Incentives and compensation models for customer success teams often vary significantly across companies and industries. On one end of the spectrum, customer success managers, or CSMs, are purely in a partner role with customers, helping them get the most value out of the products and services they have purchased. On the other end, customer success managers often work closely with sales teams, have a significant focus on upselling customers, and may even have a large percentage of their total earnings come from variable compensation, although not as large of a percentage as sales teams have. In determining how to map out compensation for customer success teams, it’s essential to design a structure that accounts for the specifics of each business and will maximize outcomes in line with your specific business objectives. This guide will break down the fundamentals of CSM compensation and explore the trade-offs and use cases for each model.
At the most basic level, there are three basic models for compensating customer success teams:
1. Compensate CSMs with a Base Salary
This is the starting point for any CSM compensation package. By itself, this is the simplest way to compensate CSMs. This structure can make a lot of sense for certain types of businesses.

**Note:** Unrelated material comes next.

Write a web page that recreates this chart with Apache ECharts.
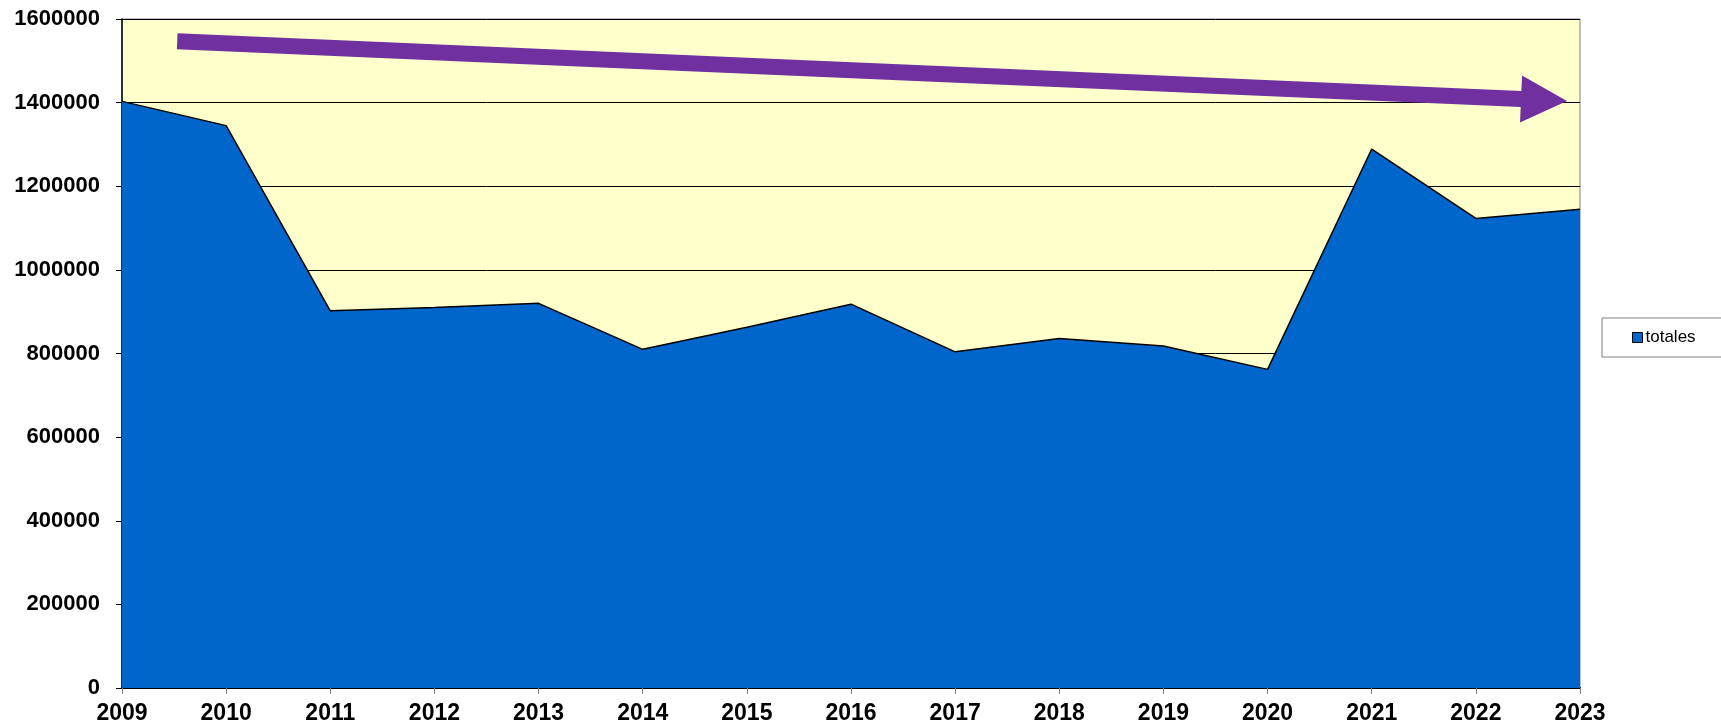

For example, new CSM teams without any historical performance data or benchmarks around upsell potential. The responsibilities and focus areas for CSM teams can be broad, and without an understanding of where they will be most effective, providing solely a base salary in the early years can be helpful while establishing where to focus the efforts of the customer success team. Similarly, this can also be helpful for teams where there is a huge backlog of work which may not be directly related to driving revenue, or where product adoption is suffering to the point where CSMs have to do damage control before focusing on revenue growth.
The benefits of this structure:
When CSMs are needed to be a neutral, strategic advisor, a base salary helps ensure their neutrality. This can be helpful for earlier stage companies still looking for product market fit; churn events can be a natural course of action as a company tries to figure out who its best customers are, and having CSMs proactively churn customers which just don’t make sense is an important tool. Thus, incentivizing CSMs to not churn customers would be counter to the company’s best interests in this scenario.
The downside to this structure:
CSMs can often become focused on lower impact or even reactionary work, and have less incentive to be laser focused on revenue growth or specific product adoption metrics. Some customers will always use CSM resources as much as they can get away with; with this compensation model, it can be more difficult for CSMs to extricate themselves from requests which aren’t always mission critical.
For companies with newer customer success teams who pursue this approach, it can be helpful to think about if or when it might make sense to move towards a compensation structure incorporating some level of variable compensation, and setting expectations with the team as new hires are onboarded in order to ensure a smoother transition.
2. Compensate CSMs with a Base Salary + Bonus.
This next compensation model for customer success teams begins to add in some financial incentive towards revenue goals. In this scenario, the majority of the CSMs earnings will still come from their base salary, but quantitative achievements such as renewals or upsells become more of a focus. This helps customer success teams stay more focused on revenue metrics throughout the year.
With this approach, the bonus is often tied to team goals. Collaboration is important to help customer success teams be effective, as they can share learnings with issues faced from different types of customers and resolve issues more quickly.
For customer success teams that have not historically had any form of variable compensation and want to begin implementing it but are apprehensive about the cultural impact, this approach can help share the burden across the team and serve as a smoother transition versus moving directly to a bonus tied to individual goals.
However, the downside to this approach is that it may not adequately reward CSMs who go above and beyond in order to retain or upsell large or difficult customers. This can create resentment, especially in situations where a CSM is working with a sales rep to upsell an existing account, and the CSM might do an outsized proportion of the work for a relatively small bonus while the sales rep might benefit significantly more from variable comp once the customer upgrades.
3. Compensate CSMs with a Base Salary + Variable Compensation
This tends to be the best compensation model for customer success teams that want to drive revenue growth. With this structure, the CSM still earns a base salary, but a higher percentage of their earnings comes from variable compensation tied to revenue goals such as renewals, upsells, and cross-sells, or related metrics such as product adoption or product usage.
What’s the right OTE split for CSMs?
Generally speaking, customer success OTEs range between a 70/30 split and an 80/20 split between base salary and variable comp. For example, if the CSMs on-target earnings, or OTE, is $100K, then $70K would be their base salary and $30K would be their full variable comp earning potential.
When over 30% of comp is variable, the position starts to become closer to a sales compensation structure, and incentivizes revenue growth above ensuring the customer is adequately supported and set up for success in the long run. Meanwhile, when the variable comp is under 20%, the incentive to grow revenue tends to be too small to motivate the most effective set of behaviors from CSMs.
Variable on retention vs. growth: the next question that arises is how to split CSM variable compensation between retention goals and growth goals. This will depend on each company’s churn rate, NRR, and past success upselling or cross-selling customers.